Written request:
Scan the data for "this" and copy the lines it appears in.

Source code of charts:

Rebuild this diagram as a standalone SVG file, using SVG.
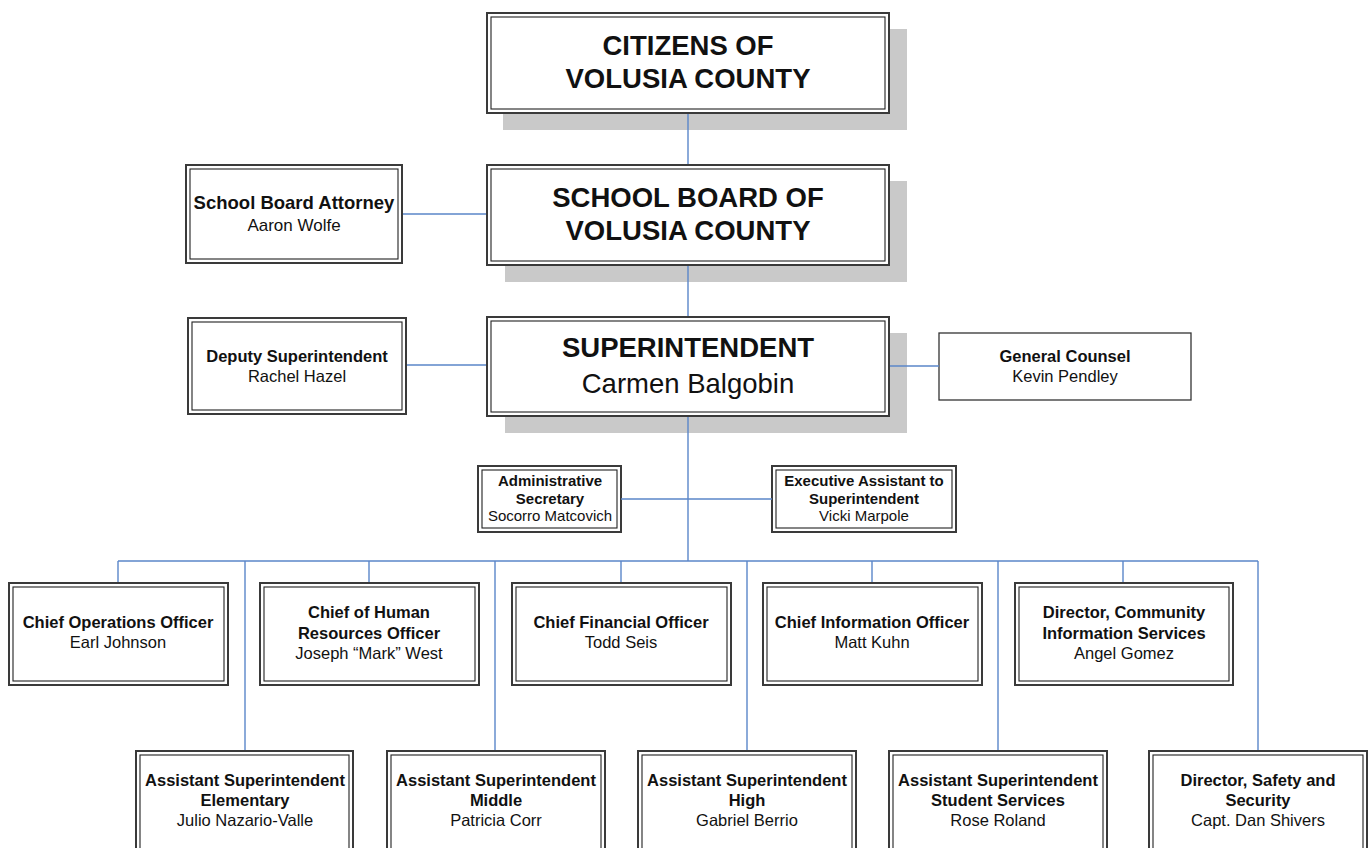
<svg xmlns="http://www.w3.org/2000/svg" width="1369" height="848" viewBox="0 0 1369 848">
<style>
text{font-family:"Liberation Sans",Arial,Helvetica,sans-serif;fill:#111;text-anchor:middle}
.o{fill:#fff;stroke:#3a3a3a;stroke-width:2}
.i{fill:none;stroke:#222;stroke-width:1.1}
.s{fill:#c9c9c9}
.c{fill:none;stroke:#5b87c9;stroke-width:1.4}
.big{font-size:27.5px;font-weight:bold}
.bigr{font-size:27.5px}
.b{font-size:16.5px;font-weight:bold}
.r{font-size:16.5px}
.bs{font-size:15px;font-weight:bold}
.rs{font-size:15px}
</style>
<rect width="1369" height="848" fill="#fff"/>
<g id="citizens">
<rect class="s" x="503" y="29" width="404" height="101"/>
<rect class="o" x="487" y="13" width="402" height="100"/>
<rect class="i" x="491" y="17" width="394" height="92"/>
<text class="big" x="688" y="55">CITIZENS OF</text>
<text class="big" x="688" y="88">VOLUSIA COUNTY</text>
</g>
<g id="school-board">
<rect class="s" x="505" y="181" width="402" height="101"/>
<rect class="o" x="487" y="165" width="402" height="100"/>
<rect class="i" x="491" y="169" width="394" height="92"/>
<text class="big" x="688" y="207">SCHOOL BOARD OF</text>
<text class="big" x="688" y="240">VOLUSIA COUNTY</text>
</g>
<g id="attorney">
<rect class="o" x="186" y="165" width="216" height="98"/>
<rect class="i" x="190" y="169" width="208" height="90"/>
<text x="294" y="209" style="font-size:18.5px;font-weight:bold">School Board Attorney</text>
<text x="294" y="231" style="font-size:17px">Aaron Wolfe</text>
</g>
<g id="superintendent">
<rect class="s" x="505" y="333" width="402" height="100"/>
<rect class="o" x="487" y="317" width="402" height="99"/>
<rect class="i" x="491" y="321" width="394" height="91"/>
<text class="big" x="688" y="357">SUPERINTENDENT</text>
<text class="bigr" x="688" y="393">Carmen Balgobin</text>
</g>
<g id="deputy">
<rect class="o" x="188" y="318" width="218" height="96"/>
<rect class="i" x="192" y="322" width="210" height="88"/>
<text class="b" x="297" y="362">Deputy Superintendent</text>
<text class="r" x="297" y="382">Rachel Hazel</text>
</g>
<g id="general-counsel">
<rect x="939" y="333" width="252" height="67" fill="#fff" stroke="#333" stroke-width="1.3"/>
<text class="b" x="1065" y="362">General Counsel</text>
<text class="r" x="1065" y="382">Kevin Pendley</text>
</g>
<g id="admin-secretary">
<rect class="o" x="478" y="466" width="143" height="66"/>
<rect class="i" x="482" y="470" width="135" height="58"/>
<text class="bs" x="550" y="486">Administrative</text>
<text class="bs" x="550" y="504">Secretary</text>
<text class="rs" x="550" y="521">Socorro Matcovich</text>
</g>
<g id="exec-assistant">
<rect class="o" x="772" y="466" width="184" height="66"/>
<rect class="i" x="776" y="470" width="176" height="58"/>
<text class="bs" x="864" y="486">Executive Assistant to</text>
<text class="bs" x="864" y="504">Superintendent</text>
<text class="rs" x="864" y="521">Vicki Marpole</text>
</g>
<g id="coo">
<rect class="o" x="9" y="583" width="219" height="102"/>
<rect class="i" x="13" y="587" width="211" height="94"/>
<text class="b" x="118" y="628">Chief Operations Officer</text>
<text class="r" x="118" y="648">Earl Johnson</text>
</g>
<g id="hr">
<rect class="o" x="260" y="583" width="219" height="102"/>
<rect class="i" x="264" y="587" width="211" height="94"/>
<text class="b" x="369" y="618">Chief of Human</text>
<text class="b" x="369" y="639">Resources Officer</text>
<text class="r" x="369" y="659">Joseph “Mark” West</text>
</g>
<g id="cfo">
<rect class="o" x="512" y="583" width="219" height="102"/>
<rect class="i" x="516" y="587" width="211" height="94"/>
<text class="b" x="621" y="628">Chief Financial Officer</text>
<text class="r" x="621" y="648">Todd Seis</text>
</g>
<g id="cio">
<rect class="o" x="763" y="583" width="219" height="102"/>
<rect class="i" x="767" y="587" width="211" height="94"/>
<text class="b" x="872" y="628">Chief Information Officer</text>
<text class="r" x="872" y="648">Matt Kuhn</text>
</g>
<g id="community-info">
<rect class="o" x="1015" y="583" width="218" height="102"/>
<rect class="i" x="1019" y="587" width="210" height="94"/>
<text class="b" x="1124" y="618">Director, Community</text>
<text class="b" x="1124" y="639">Information Services</text>
<text class="r" x="1124" y="659">Angel Gomez</text>
</g>
<g id="asst-elementary">
<rect class="o" x="136" y="751" width="217" height="105"/>
<rect class="i" x="140" y="755" width="209" height="97"/>
<text class="b" x="245" y="786">Assistant Superintendent</text>
<text class="b" x="245" y="806">Elementary</text>
<text class="r" x="245" y="826">Julio Nazario-Valle</text>
</g>
<g id="asst-middle">
<rect class="o" x="387" y="751" width="218" height="105"/>
<rect class="i" x="391" y="755" width="210" height="97"/>
<text class="b" x="496" y="786">Assistant Superintendent</text>
<text class="b" x="496" y="806">Middle</text>
<text class="r" x="496" y="826">Patricia Corr</text>
</g>
<g id="asst-high">
<rect class="o" x="638" y="751" width="218" height="105"/>
<rect class="i" x="642" y="755" width="210" height="97"/>
<text class="b" x="747" y="786">Assistant Superintendent</text>
<text class="b" x="747" y="806">High</text>
<text class="r" x="747" y="826">Gabriel Berrio</text>
</g>
<g id="asst-student">
<rect class="o" x="889" y="751" width="218" height="105"/>
<rect class="i" x="893" y="755" width="210" height="97"/>
<text class="b" x="998" y="786">Assistant Superintendent</text>
<text class="b" x="998" y="806">Student Services</text>
<text class="r" x="998" y="826">Rose Roland</text>
</g>
<g id="safety">
<rect class="o" x="1149" y="751" width="218" height="105"/>
<rect class="i" x="1153" y="755" width="210" height="97"/>
<text class="b" x="1258" y="786">Director, Safety and</text>
<text class="b" x="1258" y="806">Security</text>
<text class="r" x="1258" y="826">Capt. Dan Shivers</text>
</g>
<g id="connectors">
<path class="c" d="M688 114V164M688 266V316M688 417V561M403 214H486M407 365H486M890 366H939M621 499H772M118 561H1258M118 561V582M245 561V750M369 561V582M495 561V750M621 561V582M747 561V750M872 561V582M998 561V750M1123 561V582M1258 561V750"/>
</g>
</svg>
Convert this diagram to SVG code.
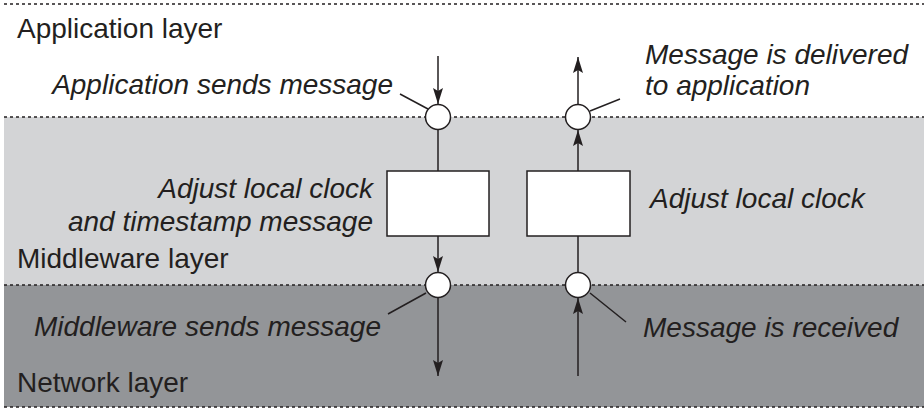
<svg xmlns="http://www.w3.org/2000/svg" width="924" height="412" viewBox="0 0 924 412">
<style>
.lbl{font-family:"Liberation Sans",Arial,sans-serif;font-size:28px;fill:#231f20}
.it{font-style:italic}
.dash{stroke:#231f20;stroke-width:1.5;stroke-dasharray:3 3;fill:none}
.ln{stroke:#231f20;stroke-width:1.5;fill:none}
.box{fill:#fff;stroke:#231f20;stroke-width:1.5}
.circ{fill:#fff;stroke:#231f20;stroke-width:1.5}
</style>
<defs>
<marker id="ah" viewBox="0 0 16 10" refX="16" refY="5" markerWidth="16" markerHeight="10" markerUnits="userSpaceOnUse" orient="auto">
<path d="M0,0 L16,5 L0,10 L3,5 z" fill="#231f20"/>
</marker>
</defs>
<rect width="924" height="412" fill="#fff"/>
<g id="bands">
<rect x="4" y="117" width="920" height="168" fill="#d3d4d6"/>
<rect x="4" y="285" width="920" height="122" fill="#939598"/>
<line class="dash" x1="4" y1="4" x2="924" y2="4"/>
<line class="dash" x1="4" y1="117" x2="924" y2="117"/>
<line class="dash" x1="4" y1="285" x2="924" y2="285"/>
<line class="dash" x1="4" y1="407" x2="924" y2="407"/>
</g>
<g id="layer-labels">
<text class="lbl" x="17" y="38">Application layer</text>
<text class="lbl" x="17" y="268">Middleware layer</text>
<text class="lbl" x="17" y="392">Network layer</text>
</g>
<g id="connectors">
<line class="ln" x1="438" y1="56" x2="438" y2="104" marker-end="url(#ah)"/>
<line class="ln" x1="438" y1="130" x2="438" y2="171"/>
<line class="ln" x1="438" y1="236" x2="438" y2="272" marker-end="url(#ah)"/>
<line class="ln" x1="438" y1="298" x2="438" y2="376" marker-end="url(#ah)"/>
<line class="ln" x1="578" y1="376" x2="578" y2="298" marker-end="url(#ah)"/>
<line class="ln" x1="578" y1="272" x2="578" y2="236"/>
<line class="ln" x1="578" y1="171" x2="578" y2="130" marker-end="url(#ah)"/>
<line class="ln" x1="578" y1="104" x2="578" y2="57" marker-end="url(#ah)"/>
<line class="ln" x1="400" y1="94" x2="428" y2="109"/>
<line class="ln" x1="590" y1="111" x2="620" y2="99"/>
<line class="ln" x1="426" y1="293" x2="388" y2="314"/>
<line class="ln" x1="590" y1="293" x2="626" y2="322"/>
</g>
<g id="send-app-point">
<circle class="circ" cx="438" cy="117" r="12.5"/>
<text class="lbl it" x="393" y="94" text-anchor="end">Application sends message</text>
</g>
<g id="deliver-app-point">
<circle class="circ" cx="578" cy="117" r="12.5"/>
<text class="lbl it" x="645" y="64">Message is delivered</text>
<text class="lbl it" x="645" y="95">to application</text>
</g>
<g id="send-box">
<rect class="box" x="387" y="171" width="102" height="65"/>
<text class="lbl it" x="373" y="198" text-anchor="end">Adjust local clock</text>
<text class="lbl it" x="373" y="231" text-anchor="end">and timestamp message</text>
</g>
<g id="recv-box">
<rect class="box" x="527" y="171" width="103" height="65"/>
<text class="lbl it" x="650" y="208">Adjust local clock</text>
</g>
<g id="send-net-point">
<circle class="circ" cx="438" cy="285" r="12.5"/>
<text class="lbl it" x="381" y="336" text-anchor="end">Middleware sends message</text>
</g>
<g id="recv-net-point">
<circle class="circ" cx="578" cy="285" r="12.5"/>
<text class="lbl it" x="643" y="337">Message is received</text>
</g>
</svg>
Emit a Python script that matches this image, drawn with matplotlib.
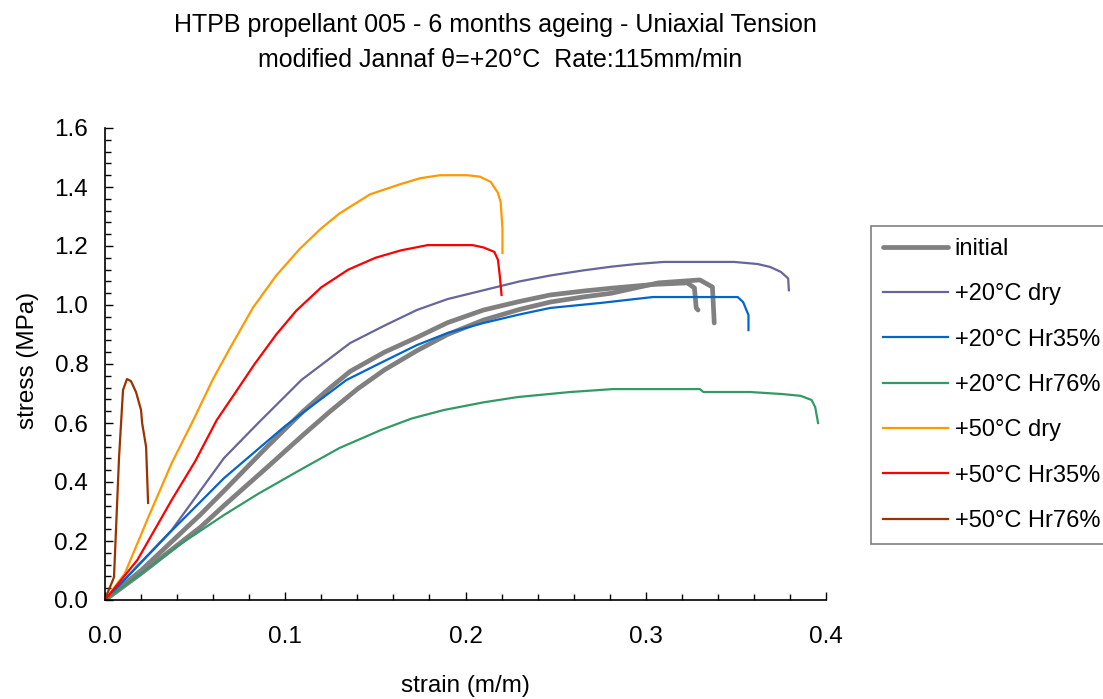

Exercise answer:
Rebuild this diagram as a standalone SVG file, using SVG.
Convert this diagram to SVG code.
Emit a Python script that matches this image, drawn with matplotlib.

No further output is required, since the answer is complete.